For those with deep pockets, Saunders is seeing some new construction moving toward adventurous design. “There’s a new estate built by George Gavalas on Daniel’s Lane in Sagaponack that recently listed for $21.9 million,” he says. “It’s beautifully executed.”

The 10,000-square-foot, nine-bedroom, 12-bathroom home with six fireplaces includes three floors, with an elevator and a rooftop widow’s walk featuring a wet bar and ocean views. The property has a 60-foot pool, spa, two pool houses, all-weather tennis court with a basketball system, and a two-car garage with a lift that can accommodate four cars. A Crestron home automation system allows all of the houses’ electronic functions to be controlled from a computer.

Stuart Epstein of Devlin McNiff Halstead describes the current market as moving sideways. “You can get very granular in terms of percentages of change in different hamlets, but as for the big picture, it is steady as she goes. There’s still an education process for everyone involved and some capitulation by sellers.”


“If it’s slick and sharp, it sells. That’s what the audience wants”

 

He notes that the low end of the market has gotten even lower. “It used to be around $600,000 in the bubble. Now that’s come way down to the mid-$300,000s to mid-$500,000s, which is a price many more people can afford. In the low to middle range, price sensitivity is extremely important as to what’s moving. At every level in the spectrum, however, price is paramount and cash is always king.”

Surprisingly, it’s not only the financial sector of Manhattan that’s driving the market, but many creative people from advertising, publishing, decorating, and fashion, according to Epstein. “Young people of means want to get out of the city—and not just on weekends and in the summer, but all year long,” he says.
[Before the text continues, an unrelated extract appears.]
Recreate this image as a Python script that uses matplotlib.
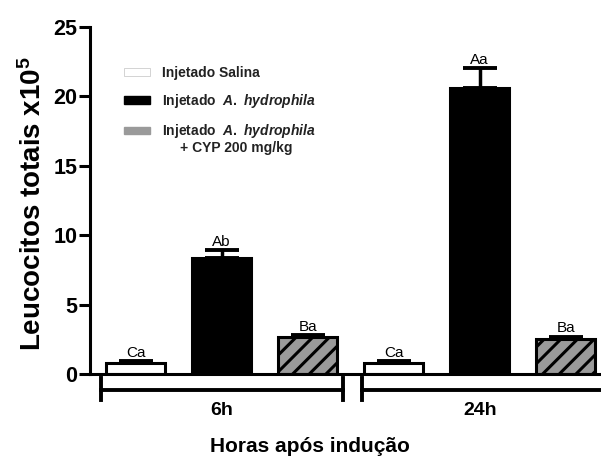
import matplotlib
matplotlib.use("Agg")
import matplotlib.pyplot as plt
import matplotlib.patches as mpatches
from matplotlib.transforms import blended_transform_factory

plt.rcParams['font.family'] = ['Liberation Sans', 'DejaVu Sans']
plt.rcParams['mathtext.fontset'] = 'custom'
plt.rcParams['mathtext.rm'] = 'Liberation Sans:bold'
plt.rcParams['mathtext.it'] = 'Liberation Sans:italic:bold'
plt.rcParams['mathtext.bf'] = 'Liberation Sans:bold'
plt.rcParams['hatch.linewidth'] = 2.2

groups = ["6h", "24h"]
series = ["Injetado Salina", "Injetado A. hydrophila", "Injetado A. hydrophila + CYP 200 mg/kg"]
salina = [0.8, 0.8]
hydro = [8.35, 20.6]
cyp = [2.65, 2.55]
salina_err = [0.15, 0.15]
hydro_err = [0.55, 1.45]
cyp_err = [0.15, 0.15]
letters_salina = ["Ca", "Ca"]
letters_hydro = ["Ab", "Aa"]
letters_cyp = ["Ba", "Ba"]
yticks = [0, 5, 10, 15, 20, 25]

fig = plt.figure(figsize=(6.01, 4.62), dpi=100)
ax = fig.add_axes([90/601, 1-374/462, 511/601, 347/462])

w = 0.69
styles = [dict(facecolor='white', edgecolor='black'),
          dict(facecolor='black', edgecolor='black'),
          dict(facecolor='#9a9a9a', edgecolor='black', hatch='//')]
vals = [salina, hydro, cyp]
errs = [salina_err, hydro_err, cyp_err]
letters = [letters_salina, letters_hydro, letters_cyp]
for gi in range(len(groups)):
    for si in range(3):
        x = gi*3 + si
        v = vals[si][gi]
        e = errs[si][gi]
        ax.bar(x, v, width=w, linewidth=2.2, zorder=2, **styles[si])
        ax.errorbar(x, v, yerr=[[0], [e]], fmt='none', ecolor='black',
                    elinewidth=2.5, capsize=12, capthick=2.8, zorder=3)
        ax.text(x, v + e + 0.08, letters[si][gi], ha='center', va='bottom',
                fontsize=11, zorder=4)

ax.set_xlim(-0.53, 5.41)
ax.set_ylim(0, 25)
ax.set_yticks(yticks)
ax.set_yticklabels([str(t) for t in yticks], fontsize=15.5, fontweight='bold')
ax.set_xticks([])
for s in ['top', 'right']:
    ax.spines[s].set_visible(False)
ax.spines['left'].set_linewidth(2.2)
ax.spines['bottom'].set_linewidth(2.2)
ax.tick_params(axis='y', width=2.2, length=8, pad=1)

ax.set_ylabel("Leucocitos totais x10$^5$", fontsize=20, fontweight='bold')
ax.yaxis.set_label_coords(-0.085, 0.49)

trans = blended_transform_factory(ax.transData, ax.transAxes)
brackets = [(-0.40, 2.41), (2.63, 5.41)]
for (x0, x1), g in zip(brackets, groups):
    ax.plot([x0, x1], [-0.046, -0.046], color='black', lw=2.8, transform=trans, clip_on=False)
    ax.plot([x0, x0], [-0.012, -0.075], color='black', lw=2.8, transform=trans, clip_on=False)
    if x1 < 5:
        ax.plot([x1, x1], [-0.012, -0.075], color='black', lw=2.8, transform=trans, clip_on=False)
ax.text(1, -0.08, groups[0], transform=trans, ha='center', va='top', fontsize=14, fontweight='bold')
ax.text(4, -0.08, groups[1], transform=trans, ha='center', va='top', fontsize=14, fontweight='bold')

fig.text(310/601, 1-446/462, "Horas após indução", ha='center', va='center', fontsize=15, fontweight='bold')

handles = [mpatches.Patch(facecolor='white', edgecolor='#cccccc', linewidth=0.6),
           mpatches.Patch(facecolor='black', edgecolor='black'),
           mpatches.Patch(facecolor='#9a9a9a', edgecolor='#9a9a9a')]
labels = ["Injetado Salina", "Injetado  $\\it{A.\\ hydrophila}$",
          "Injetado  $\\it{A.\\ hydrophila}$"]
leg = ax.legend(handles, labels, loc='upper left', bbox_to_anchor=(0.053, 0.908),
                frameon=False, prop=dict(size=10, weight='bold'),
                handlelength=1.9, handleheight=0.45,
                labelspacing=0.88, handletextpad=0.8, borderpad=0)
for t in leg.get_texts():
    t.set_color('#222222')
fig.text(180/601, 1-148/462, "+ CYP 200 mg/kg", ha='left', va='center',
         fontsize=10, fontweight='bold', color='#222222')

fig.savefig("out.png", dpi=100)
While flipping houses is certainly a trend of the past, Epstein notes an increase in “developing,” where certain designers create a unique, elegant product for the market. “If it’s slick and sharp, it sells. That’s what the audience wants.”

For an example, he points to Ed Brody’s $3,950,000 listing of a neo-farmhouse in East Hampton. Designer Jeffrey Rosen (now also creative director at Yankee Barn Homes) exports high-quality post-and-beam structures from New Hampshire and custom finishes the interiors for a classic barn look, with 23-foot ceilings plus all new appointments and systems. The 5,000-square-foot, six-bedroom, five-and-a-half-bathroom house with heated pool on half an acre is his second project. The first, on Sherrill Road in the village, was snapped up quickly last year.

What else is hot this summer? “The Lanes” of Amagansett, reaching south of the Montauk Highway to the beach. “Further Lane and Lily Pond never change; they continue to be valuable. There’s nothing new or different, just musical chairs,” says Epstein. “But the Lanes of Amagansett have gone through a transformation. All of the half-acre ranch houses have gradually been purchased or gentrified. We have people on larger properties in less populated areas who want to live closer to the village. The notion of biking or walking to go shopping in the village or to the beach is very appealing.” Houses are now fetching upwards of $5 million, with $225,000 rental seasons.